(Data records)
** Start **

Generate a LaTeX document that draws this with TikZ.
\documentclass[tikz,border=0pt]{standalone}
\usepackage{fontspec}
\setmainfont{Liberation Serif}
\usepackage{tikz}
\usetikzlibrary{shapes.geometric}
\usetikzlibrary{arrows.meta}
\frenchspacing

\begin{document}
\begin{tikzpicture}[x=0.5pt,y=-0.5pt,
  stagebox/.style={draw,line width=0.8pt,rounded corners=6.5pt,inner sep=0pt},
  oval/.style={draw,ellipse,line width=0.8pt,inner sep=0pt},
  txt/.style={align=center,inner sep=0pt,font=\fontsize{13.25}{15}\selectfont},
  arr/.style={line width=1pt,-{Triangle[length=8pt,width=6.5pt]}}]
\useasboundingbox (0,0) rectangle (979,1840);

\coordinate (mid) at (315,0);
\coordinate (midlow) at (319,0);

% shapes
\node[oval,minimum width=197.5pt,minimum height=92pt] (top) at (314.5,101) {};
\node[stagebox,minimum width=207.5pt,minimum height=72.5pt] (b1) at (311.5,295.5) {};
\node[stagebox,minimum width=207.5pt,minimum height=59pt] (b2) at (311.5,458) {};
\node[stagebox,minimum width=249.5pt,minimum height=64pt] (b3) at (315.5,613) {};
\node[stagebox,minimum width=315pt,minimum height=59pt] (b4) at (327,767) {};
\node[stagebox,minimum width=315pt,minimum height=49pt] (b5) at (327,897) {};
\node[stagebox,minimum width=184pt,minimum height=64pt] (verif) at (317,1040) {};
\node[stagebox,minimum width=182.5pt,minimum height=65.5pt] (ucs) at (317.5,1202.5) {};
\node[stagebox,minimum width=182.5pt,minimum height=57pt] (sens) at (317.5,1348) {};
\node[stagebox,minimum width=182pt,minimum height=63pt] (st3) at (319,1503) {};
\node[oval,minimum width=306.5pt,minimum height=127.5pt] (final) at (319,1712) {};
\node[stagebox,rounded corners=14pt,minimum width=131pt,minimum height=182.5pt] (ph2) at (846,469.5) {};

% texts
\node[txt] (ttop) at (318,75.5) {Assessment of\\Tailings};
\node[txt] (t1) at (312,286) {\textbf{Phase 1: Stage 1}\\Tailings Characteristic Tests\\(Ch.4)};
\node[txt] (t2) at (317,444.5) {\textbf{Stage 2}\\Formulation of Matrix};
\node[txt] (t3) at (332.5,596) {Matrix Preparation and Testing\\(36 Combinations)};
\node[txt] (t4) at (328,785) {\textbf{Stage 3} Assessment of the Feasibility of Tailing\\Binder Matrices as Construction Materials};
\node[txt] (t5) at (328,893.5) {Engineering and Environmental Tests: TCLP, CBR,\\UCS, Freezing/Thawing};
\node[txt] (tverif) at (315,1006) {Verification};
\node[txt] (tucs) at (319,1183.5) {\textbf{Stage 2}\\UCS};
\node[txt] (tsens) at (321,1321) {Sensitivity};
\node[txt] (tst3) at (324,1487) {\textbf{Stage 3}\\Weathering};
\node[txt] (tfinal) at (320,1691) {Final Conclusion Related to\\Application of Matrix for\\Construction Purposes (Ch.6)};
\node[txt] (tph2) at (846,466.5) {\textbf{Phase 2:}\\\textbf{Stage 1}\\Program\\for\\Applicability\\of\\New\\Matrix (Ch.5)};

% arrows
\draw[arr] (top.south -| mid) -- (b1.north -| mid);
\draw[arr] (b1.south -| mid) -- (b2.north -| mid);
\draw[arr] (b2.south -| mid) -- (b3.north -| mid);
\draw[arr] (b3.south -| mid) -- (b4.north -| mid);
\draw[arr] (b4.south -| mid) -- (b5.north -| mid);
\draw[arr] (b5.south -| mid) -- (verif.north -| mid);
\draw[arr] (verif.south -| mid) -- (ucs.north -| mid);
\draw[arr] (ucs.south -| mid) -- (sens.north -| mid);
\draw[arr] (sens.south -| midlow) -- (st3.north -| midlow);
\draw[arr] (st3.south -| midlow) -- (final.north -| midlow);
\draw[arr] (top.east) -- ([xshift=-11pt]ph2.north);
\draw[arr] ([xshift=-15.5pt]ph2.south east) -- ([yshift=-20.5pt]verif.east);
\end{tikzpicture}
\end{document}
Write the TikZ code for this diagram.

** End **

§ **The problem**: Recopy the whole listing exactly.

§ **Problem solution**:
Generate a LaTeX document that draws this with TikZ.
\documentclass[tikz,border=0pt]{standalone}
\usepackage{fontspec}
\setmainfont{Liberation Serif}
\usepackage{tikz}
\usetikzlibrary{shapes.geometric}
\usetikzlibrary{arrows.meta}
\frenchspacing

\begin{document}
\begin{tikzpicture}[x=0.5pt,y=-0.5pt,
  stagebox/.style={draw,line width=0.8pt,rounded corners=6.5pt,inner sep=0pt},
  oval/.style={draw,ellipse,line width=0.8pt,inner sep=0pt},
  txt/.style={align=center,inner sep=0pt,font=\fontsize{13.25}{15}\selectfont},
  arr/.style={line width=1pt,-{Triangle[length=8pt,width=6.5pt]}}]
\useasboundingbox (0,0) rectangle (979,1840);

\coordinate (mid) at (315,0);
\coordinate (midlow) at (319,0);

% shapes
\node[oval,minimum width=197.5pt,minimum height=92pt] (top) at (314.5,101) {};
\node[stagebox,minimum width=207.5pt,minimum height=72.5pt] (b1) at (311.5,295.5) {};
\node[stagebox,minimum width=207.5pt,minimum height=59pt] (b2) at (311.5,458) {};
\node[stagebox,minimum width=249.5pt,minimum height=64pt] (b3) at (315.5,613) {};
\node[stagebox,minimum width=315pt,minimum height=59pt] (b4) at (327,767) {};
\node[stagebox,minimum width=315pt,minimum height=49pt] (b5) at (327,897) {};
\node[stagebox,minimum width=184pt,minimum height=64pt] (verif) at (317,1040) {};
\node[stagebox,minimum width=182.5pt,minimum height=65.5pt] (ucs) at (317.5,1202.5) {};
\node[stagebox,minimum width=182.5pt,minimum height=57pt] (sens) at (317.5,1348) {};
\node[stagebox,minimum width=182pt,minimum height=63pt] (st3) at (319,1503) {};
\node[oval,minimum width=306.5pt,minimum height=127.5pt] (final) at (319,1712) {};
\node[stagebox,rounded corners=14pt,minimum width=131pt,minimum height=182.5pt] (ph2) at (846,469.5) {};

% texts
\node[txt] (ttop) at (318,75.5) {Assessment of\\Tailings};
\node[txt] (t1) at (312,286) {\textbf{Phase 1: Stage 1}\\Tailings Characteristic Tests\\(Ch.4)};
\node[txt] (t2) at (317,444.5) {\textbf{Stage 2}\\Formulation of Matrix};
\node[txt] (t3) at (332.5,596) {Matrix Preparation and Testing\\(36 Combinations)};
\node[txt] (t4) at (328,785) {\textbf{Stage 3} Assessment of the Feasibility of Tailing\\Binder Matrices as Construction Materials};
\node[txt] (t5) at (328,893.5) {Engineering and Environmental Tests: TCLP, CBR,\\UCS, Freezing/Thawing};
\node[txt] (tverif) at (315,1006) {Verification};
\node[txt] (tucs) at (319,1183.5) {\textbf{Stage 2}\\UCS};
\node[txt] (tsens) at (321,1321) {Sensitivity};
\node[txt] (tst3) at (324,1487) {\textbf{Stage 3}\\Weathering};
\node[txt] (tfinal) at (320,1691) {Final Conclusion Related to\\Application of Matrix for\\Construction Purposes (Ch.6)};
\node[txt] (tph2) at (846,466.5) {\textbf{Phase 2:}\\\textbf{Stage 1}\\Program\\for\\Applicability\\of\\New\\Matrix (Ch.5)};

% arrows
\draw[arr] (top.south -| mid) -- (b1.north -| mid);
\draw[arr] (b1.south -| mid) -- (b2.north -| mid);
\draw[arr] (b2.south -| mid) -- (b3.north -| mid);
\draw[arr] (b3.south -| mid) -- (b4.north -| mid);
\draw[arr] (b4.south -| mid) -- (b5.north -| mid);
\draw[arr] (b5.south -| mid) -- (verif.north -| mid);
\draw[arr] (verif.south -| mid) -- (ucs.north -| mid);
\draw[arr] (ucs.south -| mid) -- (sens.north -| mid);
\draw[arr] (sens.south -| midlow) -- (st3.north -| midlow);
\draw[arr] (st3.south -| midlow) -- (final.north -| midlow);
\draw[arr] (top.east) -- ([xshift=-11pt]ph2.north);
\draw[arr] ([xshift=-15.5pt]ph2.south east) -- ([yshift=-20.5pt]verif.east);
\end{tikzpicture}
\end{document}
Write the TikZ code for this diagram.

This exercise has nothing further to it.